I highly doubt that FPGA Xeons will hit mass market (or any market, even), first their TDP is obnoxiously high, like 270W+ per socket, and second, there is very high intro cost for usage - experience, tools, etc., so they will probably end up in direct customers' systems only. I guess FPGAs will instead trickle down to other products, like network infrastructure, specialized accelerators, and to some small degree, ML systems.
zepi - Monday, June 4, 2018 - linkI think there are some very lucrative FPGA markets available for example in financial industry. Investment banks have the money and willingness to pay for both HW and programming talent if they smell money.

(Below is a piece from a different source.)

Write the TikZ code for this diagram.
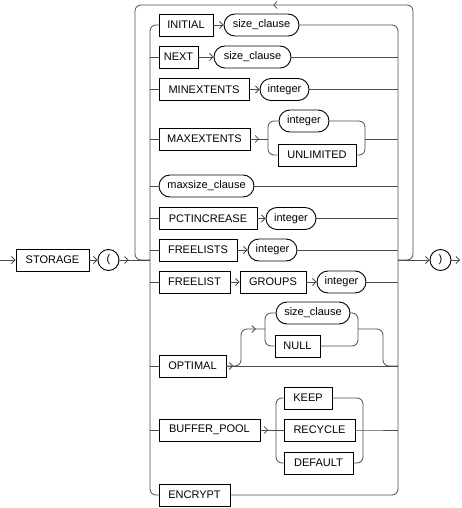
\documentclass[tikz,border=0pt]{standalone}
\usepackage{fontspec}
\setmainfont{Liberation Sans}
\usepackage{tikz}
\usetikzlibrary{arrows.meta}
\usetikzlibrary{shapes.misc}
\usetikzlibrary{decorations.markings}

\begin{document}
\begin{tikzpicture}[x=1pt, y=-1pt, font=\fontsize{11}{13}\selectfont,
	>={Straight Barb[length=3.5pt, width=7pt]},
	kw/.style={draw, line width=0.9pt, rectangle, minimum height=22, inner sep=1pt},
	nt/.style={draw, line width=0.9pt, rounded rectangle, minimum height=22, inner sep=1pt},
	paren/.style={draw, line width=0.9pt, circle, minimum size=21, inner sep=0pt},
	rail/.style={draw=black!70, line width=0.8pt, rounded corners=6},
	marr/.style={decoration={markings, mark=at position #1 with {\arrow{>}}}, postaction={decorate}}]
		\useasboundingbox (0,0) rectangle (461,508);

		\coordinate (start) at (0,260);
		\coordinate (finish) at (460,260);
		\coordinate (lj) at (150,260);
		\coordinate (rj) at (398,260);
		\coordinate (lk) at (135,260);
		\coordinate (rk) at (413,260);
		\coordinate (loopm) at (273,5);
		\coordinate (lb) at (150,495);
		\coordinate (rb) at (398,495);

		\node[kw, minimum width=73] (storage) at (52.5,260) {STORAGE};
		\node[paren] (lparen) at (108.5,260) {(};
		\node[paren] (rparen) at (440.5,260) {)};

		\node[kw, minimum width=54] (initial) at (186,25) {INITIAL};
		\node[nt, minimum width=77] (sc1) at (261.5,25) {size\_clause};
		\node[kw, minimum width=39] (next) at (178.5,57) {NEXT};
		\node[nt, minimum width=79] (sc2) at (252.5,57) {size\_clause};
		\node[kw, minimum width=90] (minext) at (204,89.5) {MINEXTENTS};
		\node[nt, minimum width=51] (minint) at (284.5,89.5) {integer};
		\node[kw, minimum width=91] (maxext) at (204.5,139) {MAXEXTENTS};
		\node[nt, minimum width=52] (maxint) at (304,121) {integer};
		\node[kw, minimum width=78] (unlim) at (317,155) {UNLIMITED};
		\node[nt, minimum width=97] (maxsize) at (206.5,186) {maxsize\_clause};
		\node[kw, minimum width=98] (pctinc) at (208,218.5) {PCTINCREASE};
		\node[nt, minimum width=52] (pctint) at (291,218.5) {integer};
		\node[kw, minimum width=78] (freelists) at (198,250) {FREELISTS};
		\node[nt, minimum width=51] (flsint) at (272.5,250) {integer};
		\node[kw, minimum width=71] (freelist) at (194.5,282) {FREELIST};
		\node[kw, minimum width=66] (groups) at (273,282) {GROUPS};
		\node[nt, minimum width=51] (flint) at (341.5,282) {integer};
		\node[kw, minimum width=67] (optimal) at (192.5,366) {OPTIMAL};
		\node[nt, minimum width=76] (sc3) at (313,313) {size\_clause};
		\node[kw, minimum width=45] (null) at (297.5,346) {NULL};
		\node[kw, minimum width=101] (bufpool) at (209.5,430) {BUFFER\_POOL};
		\node[kw, minimum width=48] (keep) at (308,398) {KEEP};
		\node[kw, minimum width=71] (recycle) at (319.5,430) {RECYCLE};
		\node[kw, minimum width=69] (default) at (318.5,463) {DEFAULT};
		\node[kw, minimum width=71] (encrypt) at (194.5,495) {ENCRYPT};

		\coordinate (mxl) at (268,139);
		\coordinate (mxr) at (365,139);
		\coordinate (opa) at (241,366);
		\coordinate (opb) at (383,366);
		\coordinate (opl) at (265,329);
		\coordinate (opr) at (358,329);
		\coordinate (bpl) at (276,430);
		\coordinate (bpr) at (363,430);

		\draw[rail, ->] (start) -- (storage);
		\draw[rail, ->] (storage) -- (lparen);
		\draw[rail, marr=0.3] (lparen) -- (lj);
		\draw[rail, ->] (rj) -- (rparen);
		\draw[rail, ->] (rparen) -- (finish);
		\draw[rail, ->] (rj) -- (rk) |- (loopm);
		\draw[rail] (loopm) -| (lk) -- (lj);

		\draw[rail] (initial.west) -| (lb) -- (encrypt.west);
		\draw[rail] (sc1.east) -| (rb) -- (encrypt.east);
		\foreach \n in {next,minext,maxext,maxsize,pctinc,freelists,freelist,optimal,bufpool}
			\draw[rail] (\n.west -| lb) -- (\n.west);
		\foreach \n in {sc2,minint,maxsize,pctint,flsint,flint}
			\draw[rail] (\n.east) -- (\n.east -| rb);

		\draw[rail, ->] (initial) -- (sc1);
		\draw[rail, ->] (next) -- (sc2);
		\draw[rail, ->] (minext) -- (minint);
		\draw[rail, ->] (pctinc) -- (pctint);
		\draw[rail, ->] (freelists) -- (flsint);
		\draw[rail, ->] (freelist) -- (groups);
		\draw[rail, ->] (groups) -- (flint);

		\draw[rail, marr=0.5] (maxext) -- (mxl);
		\draw[rail] (maxint.west) -| (mxl) |- (unlim.west);
		\draw[rail] (maxint.east) -| (mxr) |- (unlim.east);
		\draw[rail] (mxr) -- (mxr -| rb);

		\draw[rail, marr=0.04] (optimal) -- (optimal.east -| rb);
		\draw[rail, marr=0.87] (optimal.east) -- (opa) |- (opl);
		\draw[rail] (sc3.west) -| (opl) |- (null.west);
		\draw[rail] (sc3.east) -| (opr) |- (null.east);
		\draw[rail] (opr) -| (opb) -- (optimal.east -| rb);

		\draw[rail, marr=0.5] (bufpool) -- (bpl);
		\draw[rail] (bpl) -- (recycle);
		\draw[rail] (keep.west) -| (bpl) |- (default.west);
		\draw[rail] (keep.east) -| (bpr) |- (default.east);
		\draw[rail] (recycle) -- (bpr) -- (bpr -| rb);
\end{tikzpicture}
\end{document}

This kind of chips would most likely give super fat margins for Intel and I'm 110% sure that they will want to get them out sooner rather than later.
Kevin G - Tuesday, June 5, 2018 - linkIntel will continue to offer LCC dies as not every server application scales well with additional core count. In particular, these are also being sold to the markets where higher clock speeds for lower latency transactions are more important than raw throughput per socket (think high frequency trading).
If Intel so desired, they could do a 5x4 mess arrangement to get a 14 core die: simply take the current 10 core schema and put an additional column of cores in the middle. (See the second picture in this article.) The MCC can take over the current XCC chip arrangement (5x6) in the future with the new XCC growing larger (7x6?).
There is another axis in which Intel can distinguish itself is by altering the amount of L3 cache between LCC, HCC and XCC. More cache means larger dies so this path would mean that the larger cache LCC chip would be similiar in size to the HCC chip if Intel were to really focus on this aspect. Say by putting 4 MB of L3 per tile vs the current 1.375 MB. Intel also has the option of introducing a medium core count chip (MCC?) into the mix if it makes sense.
I would also doubt that Intel is going to restrict the FPGA parts to two sockets due to the FPGA wanting a QPI/UPI link. One of the lesser known things is that these Xeon chips actually have controllers for 64 PCIe lanes on-die but the socket itself is only spec'd for 48 lanes externally. The spare 16 lanes go toward the on package Omnipath fabric of some models. If I were a betting man, I'd wager that Intel already has a spare QPI/UPI link on-die that isn't being used. These combo CPU+FPGA parts are something Intel hinted at before they purchased Altera so it has been in the works for sometime. Similarly, Intel at some point in the future is going to offer Nervana IP in the same package just like FPGA options.
Cascade Lake appears to be Sky Lake-SP with some errata fixed for Optane DIMM support. A move from 14+ nm to 14++ nm would also permit a slight clock speed boost but nothing earth shattering. This is what would be considered a new stepping back in the day.
Ice Lake is the design to look forward too. Intel at some point will start to leverage EMIB in the server space to expand their mesh topology. The difference in LCC, HCC and XCC products with EMIB would simply be the number of dies in the package dedicated just to CPU cores. This also permits Intel to expand their on-package options (Omnipath, FPGA, Nervana etc.) to flex EMIB packaging and use the same on-die mesh topology for cache coherency if it makes sense for a product. Lots of potential here but also several years away.